A convenient, high-yielding, chromatography-free method for the insertion of transition metal acetates into porphyrins
Yao, Shu A.,Hansen, Christopher B.,Berry, John F.
, p. 2 - 6 (2013/07/26)
Presented is a quick and efficient method for the insertion of first-row transition metal acetates into 5,10,15,20-tetraphenyl porphyrin, utilizing Soxhlet extraction for the removal of the acetic acid by-product. High yields (>90%) and purity are achieved without requiring chromatographic purification. Basic Mn(III) and Fe(III) acetate may be used, as well as hydrated Co(II), Ni(II), and Cu(II) acetates as starting materials. In the case of Fe, an initial mixture of Fe(TPP)OAc and [Fe(TPP)]2O is formed, which can be quantitatively converted to Fe(TPP)OAc by treatment with acetic acid.
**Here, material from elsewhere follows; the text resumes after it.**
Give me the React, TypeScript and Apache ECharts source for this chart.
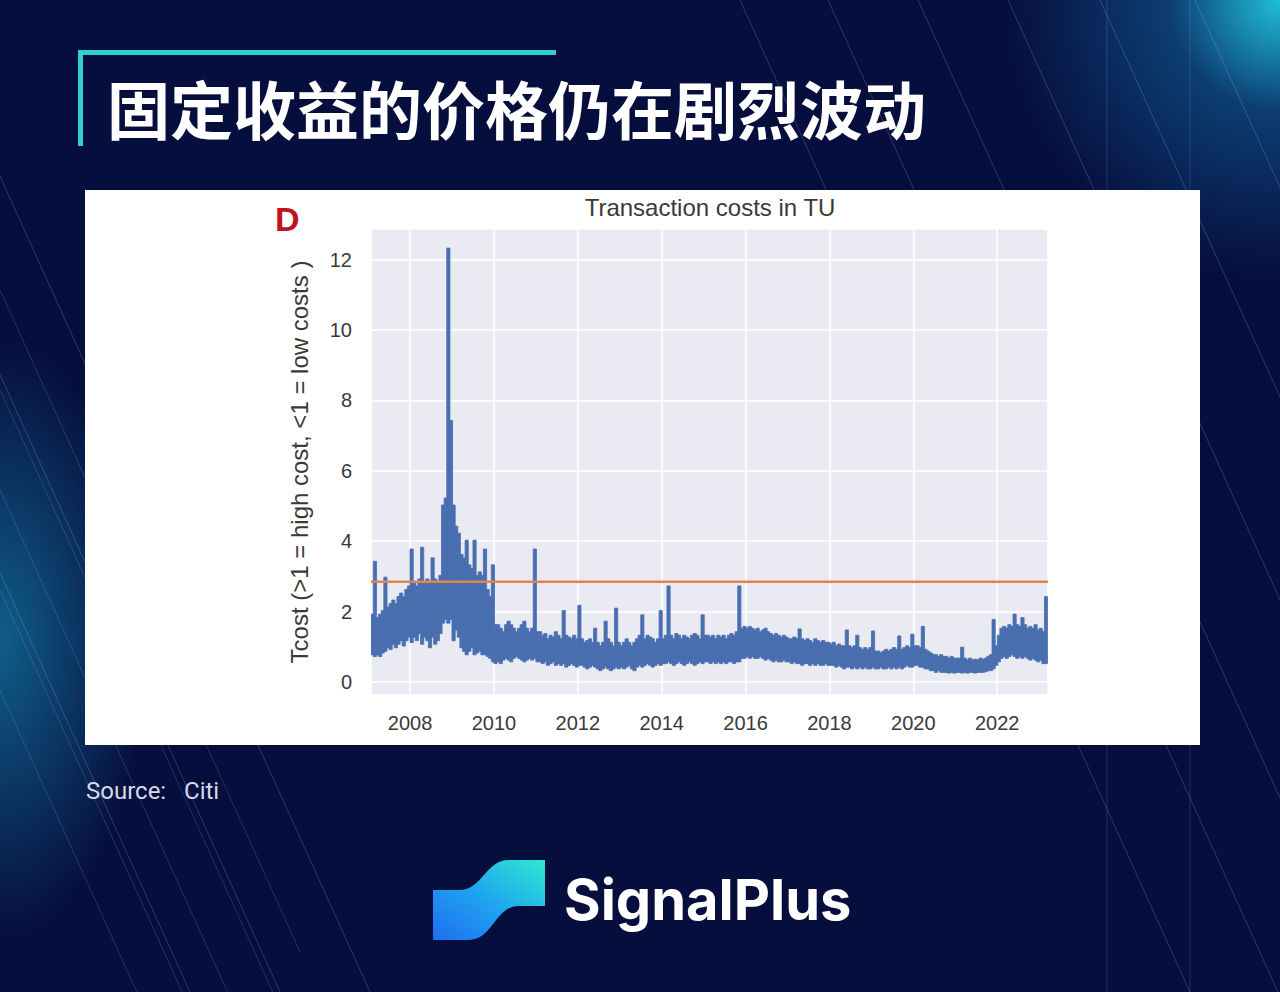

The crystal structure of Fe(TPP)OAc is reported, and spectral data for all compounds is presented, including a correction of the literature UV- Vis data for Fe(TPP)OAc. Attempted metalation with basic Cr(III) acetate yielded a mixture of Cr(TPP)OAc and the oxo-bridged dimer. The latter cannot be converted to the desired acetate. No reaction occurred with vanadyl or titanyl acetate under the conditions used.